I think you'll see a number of efforts to maintain a diverse student body in private and public colleges in New York state, but I also think based on the experience in California, Michigan and elsewhere, the representation will diminish. Interestingly, during the oral argument, though, the lawyers challenging the admissions programs seem to acknowledge that it would be legal to take account of race in these other indirect ways so long as race wasn't expressly considered. I could imagine the court trying to cut some of those options off in its opinion, but that would be very hard to police. I think what we are likely to see is that whatever the court writes, colleges and universities who have good lawyers, will try to work within the literal bounds of the law, nonetheless, to maintain as much racial diversity as possible given the new constraints.
On other implications the affirmative action case could have
The court is considering the case in an educational context, but there is affirmative action with respect to contracting, with respect to private employment. All of that is governed by other provisions of the Civil Rights Act. The court is very likely to interpret Title VI in a way that has implications for Title VII, for example, which concerns employment. Whatever the court does here, could affect things like minority business enterprises and all sorts of other contexts.

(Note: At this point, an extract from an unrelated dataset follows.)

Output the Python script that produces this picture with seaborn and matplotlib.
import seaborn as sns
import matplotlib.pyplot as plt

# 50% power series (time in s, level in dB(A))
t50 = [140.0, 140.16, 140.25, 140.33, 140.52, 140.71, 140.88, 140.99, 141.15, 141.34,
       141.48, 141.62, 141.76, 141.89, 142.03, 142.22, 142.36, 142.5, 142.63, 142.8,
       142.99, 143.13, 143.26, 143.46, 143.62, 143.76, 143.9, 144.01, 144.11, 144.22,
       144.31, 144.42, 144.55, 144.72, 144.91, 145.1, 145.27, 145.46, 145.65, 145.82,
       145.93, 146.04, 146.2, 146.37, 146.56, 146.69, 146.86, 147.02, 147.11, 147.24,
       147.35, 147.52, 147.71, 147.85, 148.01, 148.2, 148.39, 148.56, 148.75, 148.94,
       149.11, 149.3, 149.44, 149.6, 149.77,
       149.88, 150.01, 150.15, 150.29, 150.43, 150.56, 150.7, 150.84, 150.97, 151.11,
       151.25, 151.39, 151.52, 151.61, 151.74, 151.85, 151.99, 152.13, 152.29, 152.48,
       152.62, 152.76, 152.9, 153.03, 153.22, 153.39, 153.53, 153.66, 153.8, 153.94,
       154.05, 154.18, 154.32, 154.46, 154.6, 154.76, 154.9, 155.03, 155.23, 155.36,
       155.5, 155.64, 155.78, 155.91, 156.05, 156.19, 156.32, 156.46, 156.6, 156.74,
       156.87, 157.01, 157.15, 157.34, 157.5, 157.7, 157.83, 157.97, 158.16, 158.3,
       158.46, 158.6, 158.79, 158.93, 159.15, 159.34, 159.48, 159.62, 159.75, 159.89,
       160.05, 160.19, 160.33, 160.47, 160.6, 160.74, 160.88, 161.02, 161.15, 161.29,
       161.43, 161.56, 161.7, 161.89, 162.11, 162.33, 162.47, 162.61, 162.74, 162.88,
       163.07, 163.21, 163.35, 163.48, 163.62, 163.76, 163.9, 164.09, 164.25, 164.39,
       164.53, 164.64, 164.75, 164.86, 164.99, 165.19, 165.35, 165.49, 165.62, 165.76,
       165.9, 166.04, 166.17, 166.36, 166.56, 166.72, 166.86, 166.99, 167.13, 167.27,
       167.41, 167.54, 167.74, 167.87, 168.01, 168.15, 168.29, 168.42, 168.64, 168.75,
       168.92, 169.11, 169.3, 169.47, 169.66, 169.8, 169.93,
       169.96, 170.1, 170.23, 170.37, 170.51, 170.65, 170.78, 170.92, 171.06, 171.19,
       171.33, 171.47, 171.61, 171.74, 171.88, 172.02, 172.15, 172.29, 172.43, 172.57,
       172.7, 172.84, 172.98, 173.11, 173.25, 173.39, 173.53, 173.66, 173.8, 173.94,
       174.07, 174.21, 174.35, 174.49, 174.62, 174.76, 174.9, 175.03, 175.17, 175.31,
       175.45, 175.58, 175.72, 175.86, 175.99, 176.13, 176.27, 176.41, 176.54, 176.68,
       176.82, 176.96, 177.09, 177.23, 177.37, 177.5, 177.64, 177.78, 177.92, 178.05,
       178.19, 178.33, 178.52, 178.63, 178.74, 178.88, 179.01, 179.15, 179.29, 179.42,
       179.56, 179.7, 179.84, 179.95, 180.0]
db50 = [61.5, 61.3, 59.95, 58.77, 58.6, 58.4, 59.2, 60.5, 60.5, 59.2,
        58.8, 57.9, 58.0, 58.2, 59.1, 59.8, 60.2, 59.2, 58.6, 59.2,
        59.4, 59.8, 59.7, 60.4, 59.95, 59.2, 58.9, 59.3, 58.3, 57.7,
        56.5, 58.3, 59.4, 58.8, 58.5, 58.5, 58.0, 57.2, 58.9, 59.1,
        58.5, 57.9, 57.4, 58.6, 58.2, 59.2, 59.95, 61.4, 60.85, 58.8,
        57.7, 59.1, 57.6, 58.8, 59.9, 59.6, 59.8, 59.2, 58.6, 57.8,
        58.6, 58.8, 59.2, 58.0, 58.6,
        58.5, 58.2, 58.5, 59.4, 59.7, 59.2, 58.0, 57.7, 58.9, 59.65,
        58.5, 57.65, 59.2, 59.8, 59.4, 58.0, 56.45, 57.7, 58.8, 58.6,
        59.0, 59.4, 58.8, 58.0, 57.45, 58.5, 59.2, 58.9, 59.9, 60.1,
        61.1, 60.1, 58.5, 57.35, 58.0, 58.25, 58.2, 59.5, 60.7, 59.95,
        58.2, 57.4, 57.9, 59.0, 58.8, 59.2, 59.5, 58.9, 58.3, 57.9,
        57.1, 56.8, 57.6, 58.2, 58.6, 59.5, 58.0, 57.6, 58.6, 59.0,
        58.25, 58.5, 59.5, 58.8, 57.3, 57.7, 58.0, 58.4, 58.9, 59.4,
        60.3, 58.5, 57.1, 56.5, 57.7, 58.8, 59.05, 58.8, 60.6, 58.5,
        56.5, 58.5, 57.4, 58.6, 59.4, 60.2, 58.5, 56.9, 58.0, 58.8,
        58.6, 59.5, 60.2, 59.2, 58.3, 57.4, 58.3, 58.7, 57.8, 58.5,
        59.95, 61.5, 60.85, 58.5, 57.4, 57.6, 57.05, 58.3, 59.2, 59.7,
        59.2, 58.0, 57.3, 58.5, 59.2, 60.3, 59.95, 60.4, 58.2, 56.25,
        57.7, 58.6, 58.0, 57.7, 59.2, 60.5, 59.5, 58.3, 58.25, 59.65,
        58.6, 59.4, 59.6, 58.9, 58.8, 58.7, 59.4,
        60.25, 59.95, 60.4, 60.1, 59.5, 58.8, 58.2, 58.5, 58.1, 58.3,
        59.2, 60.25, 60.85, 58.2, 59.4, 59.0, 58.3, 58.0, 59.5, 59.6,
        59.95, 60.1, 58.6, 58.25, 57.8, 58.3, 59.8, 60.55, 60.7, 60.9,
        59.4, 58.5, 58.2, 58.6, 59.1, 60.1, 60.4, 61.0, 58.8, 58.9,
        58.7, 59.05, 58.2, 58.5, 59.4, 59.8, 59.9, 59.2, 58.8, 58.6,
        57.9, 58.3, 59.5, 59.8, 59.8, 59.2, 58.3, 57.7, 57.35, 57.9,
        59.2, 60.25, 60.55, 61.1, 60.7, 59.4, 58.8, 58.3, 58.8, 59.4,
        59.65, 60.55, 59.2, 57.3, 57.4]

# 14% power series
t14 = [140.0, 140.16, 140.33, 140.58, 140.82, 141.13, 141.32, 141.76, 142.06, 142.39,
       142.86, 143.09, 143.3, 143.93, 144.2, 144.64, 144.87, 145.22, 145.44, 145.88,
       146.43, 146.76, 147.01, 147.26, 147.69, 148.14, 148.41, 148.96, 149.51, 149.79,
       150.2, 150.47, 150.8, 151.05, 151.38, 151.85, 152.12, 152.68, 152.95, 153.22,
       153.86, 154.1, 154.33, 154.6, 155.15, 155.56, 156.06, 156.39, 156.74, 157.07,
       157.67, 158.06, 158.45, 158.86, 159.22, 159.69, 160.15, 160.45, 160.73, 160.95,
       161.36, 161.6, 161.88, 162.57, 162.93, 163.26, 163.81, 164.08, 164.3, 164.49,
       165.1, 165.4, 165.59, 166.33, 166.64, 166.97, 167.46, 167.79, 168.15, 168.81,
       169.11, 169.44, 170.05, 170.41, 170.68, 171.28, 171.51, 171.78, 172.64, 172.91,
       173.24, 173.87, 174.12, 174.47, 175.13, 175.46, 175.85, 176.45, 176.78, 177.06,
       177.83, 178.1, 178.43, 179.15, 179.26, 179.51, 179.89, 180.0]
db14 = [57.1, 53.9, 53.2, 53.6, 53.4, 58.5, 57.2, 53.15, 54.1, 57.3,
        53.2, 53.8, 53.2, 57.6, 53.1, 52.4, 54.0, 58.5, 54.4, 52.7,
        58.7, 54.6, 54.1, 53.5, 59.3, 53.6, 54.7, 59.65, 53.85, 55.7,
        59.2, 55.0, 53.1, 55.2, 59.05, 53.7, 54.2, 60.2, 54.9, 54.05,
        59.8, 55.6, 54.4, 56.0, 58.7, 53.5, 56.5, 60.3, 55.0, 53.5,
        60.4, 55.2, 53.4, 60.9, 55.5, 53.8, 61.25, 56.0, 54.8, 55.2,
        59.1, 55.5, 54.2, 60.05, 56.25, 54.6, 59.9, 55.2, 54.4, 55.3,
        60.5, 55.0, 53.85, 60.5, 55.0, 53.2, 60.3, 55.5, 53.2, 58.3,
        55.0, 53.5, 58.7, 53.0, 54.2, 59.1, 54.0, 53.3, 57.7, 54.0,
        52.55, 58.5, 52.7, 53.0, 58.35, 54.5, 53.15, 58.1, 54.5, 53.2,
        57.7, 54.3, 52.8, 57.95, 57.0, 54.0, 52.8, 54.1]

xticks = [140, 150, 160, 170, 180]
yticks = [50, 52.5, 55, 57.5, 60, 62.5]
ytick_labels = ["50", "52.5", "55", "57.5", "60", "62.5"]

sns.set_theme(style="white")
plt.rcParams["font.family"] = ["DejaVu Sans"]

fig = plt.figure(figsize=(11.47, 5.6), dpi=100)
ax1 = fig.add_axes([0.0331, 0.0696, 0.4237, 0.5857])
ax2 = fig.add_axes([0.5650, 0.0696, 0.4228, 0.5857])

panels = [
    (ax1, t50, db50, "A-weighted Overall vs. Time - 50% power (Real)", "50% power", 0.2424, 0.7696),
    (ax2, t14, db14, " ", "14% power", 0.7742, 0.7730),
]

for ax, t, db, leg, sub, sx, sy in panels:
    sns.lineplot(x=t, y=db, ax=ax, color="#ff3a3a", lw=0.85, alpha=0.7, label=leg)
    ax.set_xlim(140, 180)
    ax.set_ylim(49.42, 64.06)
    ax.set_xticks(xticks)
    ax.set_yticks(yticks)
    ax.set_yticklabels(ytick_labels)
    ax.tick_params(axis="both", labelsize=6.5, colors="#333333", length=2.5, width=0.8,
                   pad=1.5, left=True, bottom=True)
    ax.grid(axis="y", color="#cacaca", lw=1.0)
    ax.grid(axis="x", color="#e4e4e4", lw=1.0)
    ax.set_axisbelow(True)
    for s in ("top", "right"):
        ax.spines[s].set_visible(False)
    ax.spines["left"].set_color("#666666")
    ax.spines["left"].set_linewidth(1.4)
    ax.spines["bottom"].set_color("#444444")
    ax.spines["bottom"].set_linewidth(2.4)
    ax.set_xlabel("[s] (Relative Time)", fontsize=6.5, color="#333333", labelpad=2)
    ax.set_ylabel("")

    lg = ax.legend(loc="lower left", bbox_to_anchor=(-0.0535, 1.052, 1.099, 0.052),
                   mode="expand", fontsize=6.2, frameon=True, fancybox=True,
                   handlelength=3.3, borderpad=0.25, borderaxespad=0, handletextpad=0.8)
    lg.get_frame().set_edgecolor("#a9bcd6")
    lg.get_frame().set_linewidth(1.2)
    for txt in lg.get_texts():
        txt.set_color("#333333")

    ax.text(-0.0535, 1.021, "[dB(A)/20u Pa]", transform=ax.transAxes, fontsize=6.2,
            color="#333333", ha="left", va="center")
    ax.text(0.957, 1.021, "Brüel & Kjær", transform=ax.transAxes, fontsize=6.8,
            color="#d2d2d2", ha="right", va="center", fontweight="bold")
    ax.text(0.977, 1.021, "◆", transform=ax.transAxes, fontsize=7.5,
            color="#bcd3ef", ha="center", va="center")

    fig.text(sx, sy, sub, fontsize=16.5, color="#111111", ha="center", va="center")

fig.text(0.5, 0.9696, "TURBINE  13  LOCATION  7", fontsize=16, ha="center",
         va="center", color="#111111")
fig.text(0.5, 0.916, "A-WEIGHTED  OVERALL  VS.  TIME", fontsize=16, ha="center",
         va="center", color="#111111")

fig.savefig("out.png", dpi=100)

On what this case says about future decisions of the court
I think we are likely to see and we are already seeing the Supreme Court's conservative supermajority shift the center of gravity pretty far to the right. Chief Justice Roberts, who is an institutionalist, and I think has a tendency to want to go more slowly, is the most liberal of the conservative justices. He's outnumbered by five justices to his right. When I say he's the most liberal, he's not at all liberal, but he is a moderate, and so he has sort of lost control of this court. So the Court's going to go pretty much as far to the right and as fast as it can to the right as the next most moderate of the conservative justices allow. That basically means, Brett Kavanaugh and Amy Coney Barrett.